Columna de Javier Sajuria: Identidades negativas
Desde hace un tiempo, diversos académicos como Cristóbal Rovira y Carlos Meléndez, han insistido con la idea de que los votantes en Chile hemos pasado de identificarnos con los partidos políticos y sus candidaturas a generar identificaciones contra los mismos. Este fenómeno, conocido como identidades negativas, es la variable común en el comportamiento político chileno, y pareciera haberse expresado nuevamente este fin de semana.
En 2020, la principal victoria fue la del rechazo a la Constitución de 1980. Entre ese 80% que votó por el Apruebo se escondían personas de derecha, izquierda y sin identificación ideológica. Aún más importante, había una multiplicidad de razones distintas para rechazar la constitución actual y embarcarnos en este proceso. Siempre fue un error que ese era un triunfo de la izquierda, sobre todo considerando que llevábamos años con encuestas mostrando el deseo de superar la constitución actual.

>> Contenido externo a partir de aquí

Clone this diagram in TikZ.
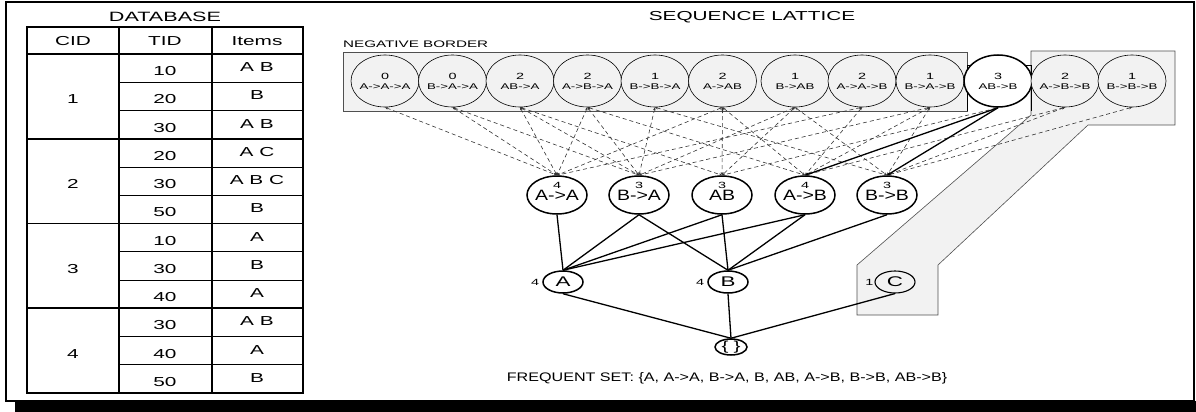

La elección de convencionales también fue un rechazo, esta vez a los partidos políticos y sus dirigentes. Ante la posibilidad de elegir a listas de independientes, el electorado se volcó hacia ellas con la esperanza de que renovaran los espacios políticos y los representaran de mejor manera. La expectativa, creo, era que, al ser más parecidos al electorado, fueran más capaces de representarlos. Pero el proceso nos sirvió para darnos cuenta que la representación es más compleja que un par de variables demográficas, y que los partidos importan para lograrla.
Llegamos a 2021 y el Rechazo volvió a ganar, esta vez en contra de José Antonio Kast y la ultraderecha. El salto que tuvo Boric entre la primera y la segunda vuelta fue una mezcla de una apertura de su coalición, sumado al rechazo que produce Kast y su sector en la mayoría del país. Ni siquiera la rápida, y algo vergonzosa, entrega de apoyo desde la derecha tradicional pudo hacerle frente al rechazo que producía un candidato que ponía en riesgo los derechos de parte importante de la población.
Y ahora, después de una convención que dejó más sabor amargo que alegrías, tenemos el rechazo más grande de todos: el que pone una lápida al proyecto constitucional preparado después de 12 meses de deliberación. En este caso, no se trata de un 40% de personas que se arrepintieron de su voto de 2020, sino que de personas que se sintieron defraudadas, o al menos insatisfechas, con el resultado de ese proceso. Al menos una parte, votó en contra del proyecto constitucional y no a favor de la constitución actual. Es decir, una identificación negativa con el proceso y el resultado.
Si miramos este hilo conductor con calma, podemos concluir que no es una buena idea que los triunfadores se engolosinen mucho con el resultado. La ciudadanía sigue mostrando un profundo rechazo a sus posturas, a lo largo de todo el espectro ideológico. El resultado de este fin de semana no es un espaldarazo repentino a la derecha, ni mucho menos a los sectores de centro que ni siquiera tienen representación parlamentaria. Es un golpe a quienes llevaron adelante el proceso, a su soberbia y maximalismo.
Las identidades negativas, es decir, nuestra capacidad de movilizarnos en contra de las opciones políticas que no nos gustan, llegó para quedarse. A menos que las fuerzas políticas trabajen de forma sincera por construir vínculos y raíces en la sociedad, ese va a ser el motor de los procesos que vienen por delante. Y ninguna democracia está a salvo si lo único que le ofrece al pueblo es el mal menor.